Set exercise
How many lines of the data hold the word "chart"? State the number and nothing else.

Dataset items
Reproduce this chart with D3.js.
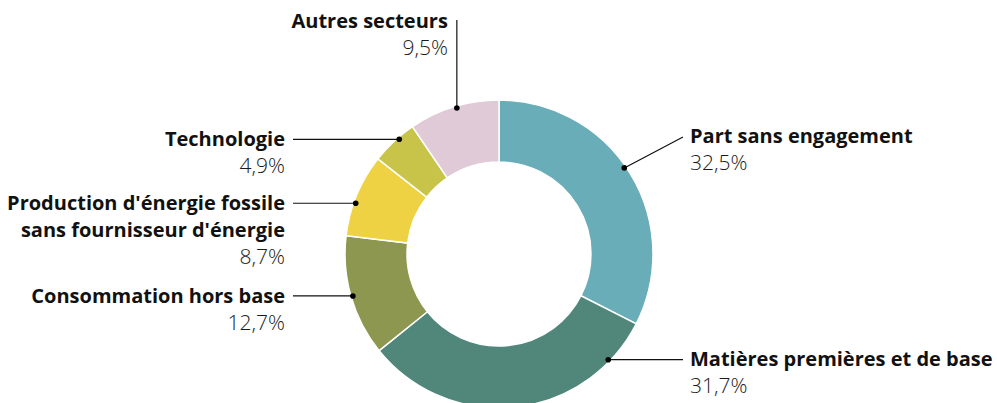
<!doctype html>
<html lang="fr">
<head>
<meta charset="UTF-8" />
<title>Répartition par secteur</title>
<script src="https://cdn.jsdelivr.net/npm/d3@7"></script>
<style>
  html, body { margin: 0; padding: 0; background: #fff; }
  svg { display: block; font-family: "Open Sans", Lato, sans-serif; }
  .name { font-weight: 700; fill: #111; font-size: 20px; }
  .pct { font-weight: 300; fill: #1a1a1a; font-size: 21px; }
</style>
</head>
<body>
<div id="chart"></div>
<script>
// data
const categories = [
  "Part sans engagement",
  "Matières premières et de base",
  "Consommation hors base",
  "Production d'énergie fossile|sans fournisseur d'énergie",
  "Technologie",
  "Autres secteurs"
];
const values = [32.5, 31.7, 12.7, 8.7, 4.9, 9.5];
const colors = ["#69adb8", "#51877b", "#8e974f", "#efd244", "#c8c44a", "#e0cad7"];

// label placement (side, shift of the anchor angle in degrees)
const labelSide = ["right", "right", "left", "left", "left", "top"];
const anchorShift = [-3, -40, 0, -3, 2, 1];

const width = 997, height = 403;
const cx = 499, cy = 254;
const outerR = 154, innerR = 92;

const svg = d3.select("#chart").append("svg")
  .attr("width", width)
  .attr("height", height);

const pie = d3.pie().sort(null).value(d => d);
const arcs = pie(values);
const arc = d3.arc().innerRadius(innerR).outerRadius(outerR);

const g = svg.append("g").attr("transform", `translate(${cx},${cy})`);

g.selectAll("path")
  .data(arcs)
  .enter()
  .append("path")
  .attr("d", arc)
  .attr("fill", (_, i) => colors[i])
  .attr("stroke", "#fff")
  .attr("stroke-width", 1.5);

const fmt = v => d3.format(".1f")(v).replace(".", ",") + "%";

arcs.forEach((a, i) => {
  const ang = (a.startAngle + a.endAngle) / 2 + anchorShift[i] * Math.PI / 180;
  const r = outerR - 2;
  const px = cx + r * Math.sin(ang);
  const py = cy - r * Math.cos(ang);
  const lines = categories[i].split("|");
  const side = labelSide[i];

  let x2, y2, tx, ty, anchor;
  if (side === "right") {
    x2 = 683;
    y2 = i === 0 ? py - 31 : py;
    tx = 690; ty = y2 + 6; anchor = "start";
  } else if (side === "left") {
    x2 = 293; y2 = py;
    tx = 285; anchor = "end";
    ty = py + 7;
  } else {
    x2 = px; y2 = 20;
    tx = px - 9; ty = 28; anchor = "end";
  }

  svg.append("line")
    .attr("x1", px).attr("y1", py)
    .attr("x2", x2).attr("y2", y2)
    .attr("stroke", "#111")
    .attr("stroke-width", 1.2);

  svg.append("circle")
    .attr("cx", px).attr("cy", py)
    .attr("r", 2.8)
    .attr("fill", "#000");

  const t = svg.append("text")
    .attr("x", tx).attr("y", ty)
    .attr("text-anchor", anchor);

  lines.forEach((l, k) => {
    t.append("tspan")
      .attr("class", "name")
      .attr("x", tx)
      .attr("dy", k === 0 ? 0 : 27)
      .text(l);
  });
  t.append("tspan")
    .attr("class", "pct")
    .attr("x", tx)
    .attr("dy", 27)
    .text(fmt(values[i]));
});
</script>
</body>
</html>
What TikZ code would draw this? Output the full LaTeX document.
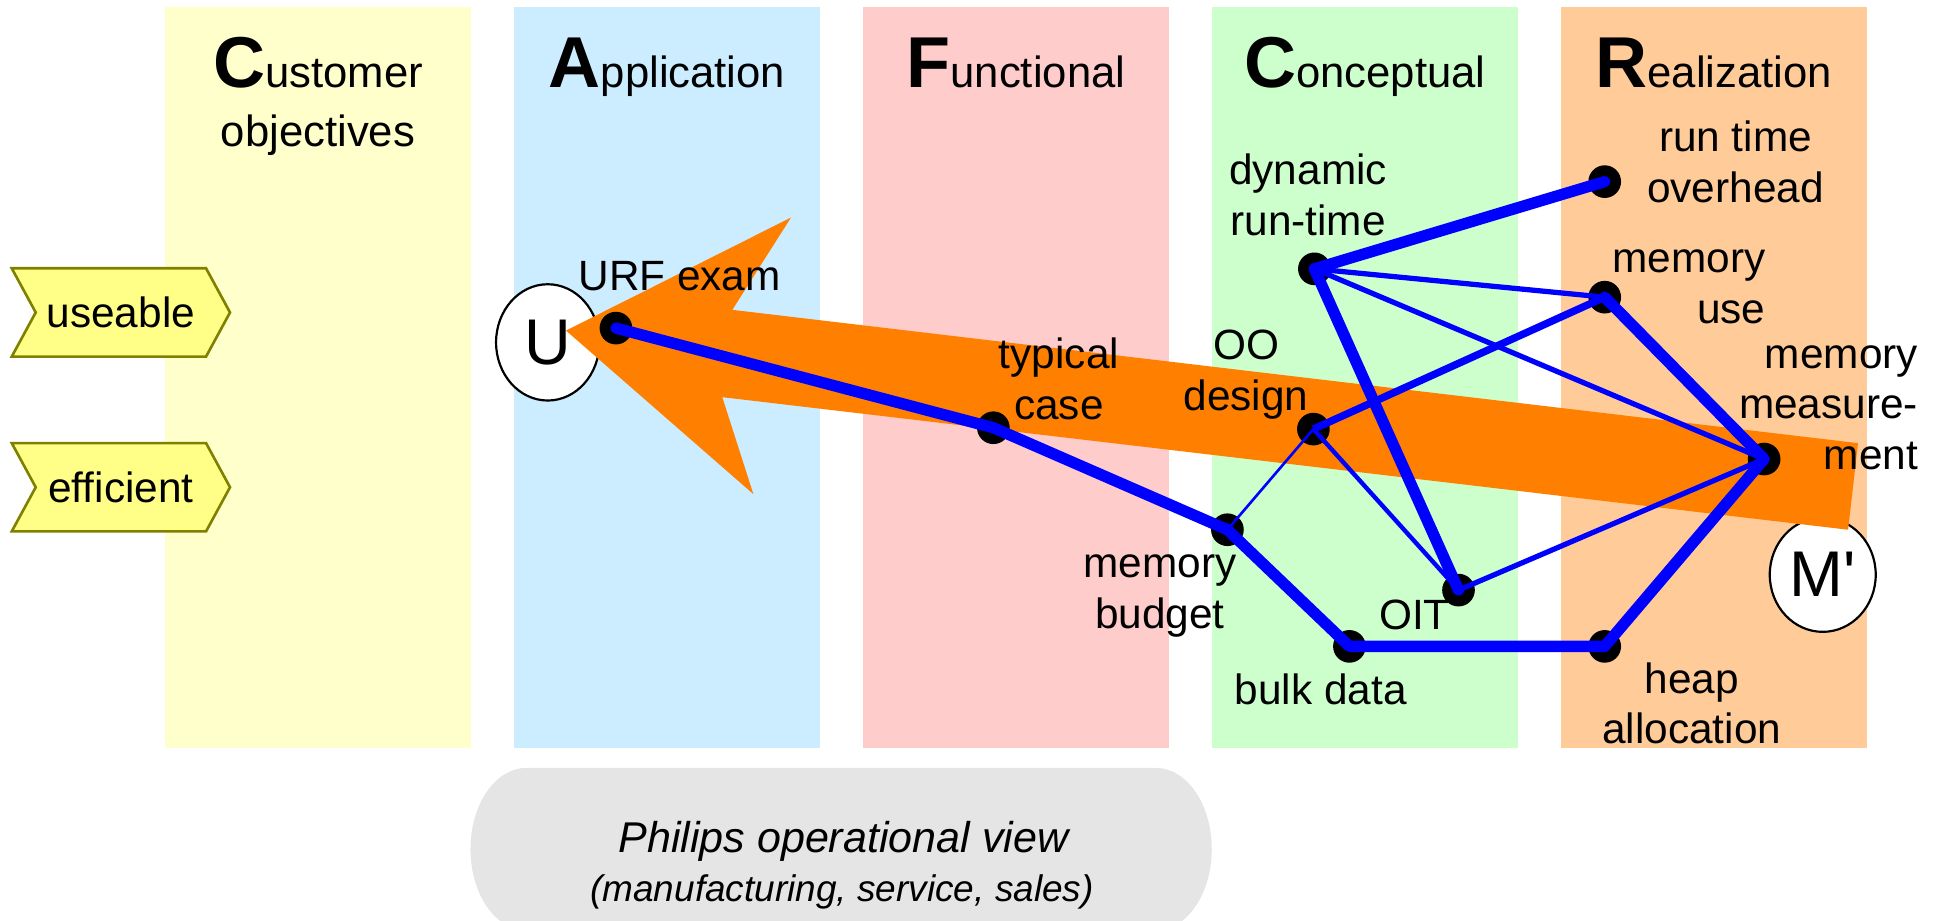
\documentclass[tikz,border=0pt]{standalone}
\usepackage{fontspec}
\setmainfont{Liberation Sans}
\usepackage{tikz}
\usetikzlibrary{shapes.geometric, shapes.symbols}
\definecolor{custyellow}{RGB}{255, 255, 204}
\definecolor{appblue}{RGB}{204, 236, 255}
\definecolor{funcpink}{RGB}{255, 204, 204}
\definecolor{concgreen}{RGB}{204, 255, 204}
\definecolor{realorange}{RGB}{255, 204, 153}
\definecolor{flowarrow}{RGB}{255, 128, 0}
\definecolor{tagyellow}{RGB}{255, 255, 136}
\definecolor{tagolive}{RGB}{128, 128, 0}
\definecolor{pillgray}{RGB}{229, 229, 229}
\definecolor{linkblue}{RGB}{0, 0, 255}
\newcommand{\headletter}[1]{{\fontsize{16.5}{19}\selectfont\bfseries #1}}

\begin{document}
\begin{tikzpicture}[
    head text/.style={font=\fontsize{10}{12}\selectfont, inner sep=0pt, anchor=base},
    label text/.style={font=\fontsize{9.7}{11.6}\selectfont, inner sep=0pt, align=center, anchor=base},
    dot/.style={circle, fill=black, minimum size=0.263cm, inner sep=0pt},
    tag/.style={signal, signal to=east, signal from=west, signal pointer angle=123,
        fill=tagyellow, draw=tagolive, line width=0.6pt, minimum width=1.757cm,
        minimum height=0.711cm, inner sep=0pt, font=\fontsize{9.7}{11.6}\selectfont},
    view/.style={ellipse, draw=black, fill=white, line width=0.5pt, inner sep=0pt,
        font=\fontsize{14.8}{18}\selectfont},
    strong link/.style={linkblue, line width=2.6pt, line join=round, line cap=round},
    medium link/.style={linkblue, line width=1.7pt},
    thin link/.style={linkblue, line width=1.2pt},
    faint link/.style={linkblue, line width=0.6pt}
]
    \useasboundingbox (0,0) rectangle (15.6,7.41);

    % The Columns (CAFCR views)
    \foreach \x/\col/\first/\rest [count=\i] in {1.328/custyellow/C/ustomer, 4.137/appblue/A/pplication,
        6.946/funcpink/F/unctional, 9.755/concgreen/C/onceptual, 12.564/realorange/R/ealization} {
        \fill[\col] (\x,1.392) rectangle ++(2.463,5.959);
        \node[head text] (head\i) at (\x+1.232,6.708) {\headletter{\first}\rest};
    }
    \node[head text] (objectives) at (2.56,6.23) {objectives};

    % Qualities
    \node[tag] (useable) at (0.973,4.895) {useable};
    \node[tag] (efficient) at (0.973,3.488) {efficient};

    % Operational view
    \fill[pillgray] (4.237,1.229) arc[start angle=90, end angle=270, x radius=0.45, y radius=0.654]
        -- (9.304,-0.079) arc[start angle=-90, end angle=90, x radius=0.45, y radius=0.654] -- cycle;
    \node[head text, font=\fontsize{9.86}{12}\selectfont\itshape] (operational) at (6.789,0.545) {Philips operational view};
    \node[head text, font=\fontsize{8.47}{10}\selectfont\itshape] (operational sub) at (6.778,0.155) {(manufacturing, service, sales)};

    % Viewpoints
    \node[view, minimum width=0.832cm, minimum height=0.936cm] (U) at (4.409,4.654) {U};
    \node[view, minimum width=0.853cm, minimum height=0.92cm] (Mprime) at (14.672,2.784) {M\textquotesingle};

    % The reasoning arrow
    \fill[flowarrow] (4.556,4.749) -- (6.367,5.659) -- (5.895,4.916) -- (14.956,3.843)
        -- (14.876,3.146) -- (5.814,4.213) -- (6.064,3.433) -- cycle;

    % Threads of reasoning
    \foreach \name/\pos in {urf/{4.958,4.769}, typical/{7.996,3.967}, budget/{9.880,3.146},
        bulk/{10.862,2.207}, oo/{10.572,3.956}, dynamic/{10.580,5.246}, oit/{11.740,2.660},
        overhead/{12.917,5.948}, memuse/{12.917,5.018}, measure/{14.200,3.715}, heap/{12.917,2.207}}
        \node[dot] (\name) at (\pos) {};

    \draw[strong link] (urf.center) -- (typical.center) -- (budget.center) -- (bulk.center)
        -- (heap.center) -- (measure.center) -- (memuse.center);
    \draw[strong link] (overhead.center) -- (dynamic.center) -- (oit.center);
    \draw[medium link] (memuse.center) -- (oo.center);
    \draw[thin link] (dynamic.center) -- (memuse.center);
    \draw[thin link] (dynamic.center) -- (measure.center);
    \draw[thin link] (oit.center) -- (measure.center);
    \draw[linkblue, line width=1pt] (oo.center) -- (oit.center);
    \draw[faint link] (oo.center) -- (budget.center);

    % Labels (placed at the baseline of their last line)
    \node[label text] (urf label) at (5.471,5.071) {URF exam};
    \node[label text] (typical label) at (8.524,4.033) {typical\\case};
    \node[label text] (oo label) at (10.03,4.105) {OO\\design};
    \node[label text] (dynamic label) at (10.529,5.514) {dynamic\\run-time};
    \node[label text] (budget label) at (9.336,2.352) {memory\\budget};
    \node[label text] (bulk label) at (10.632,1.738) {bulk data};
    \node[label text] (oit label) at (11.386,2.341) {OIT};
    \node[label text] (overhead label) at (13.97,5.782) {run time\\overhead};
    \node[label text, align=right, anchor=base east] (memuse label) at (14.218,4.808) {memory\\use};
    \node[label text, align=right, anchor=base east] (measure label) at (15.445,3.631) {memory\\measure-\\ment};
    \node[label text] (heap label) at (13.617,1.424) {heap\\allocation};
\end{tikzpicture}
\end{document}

Written response
3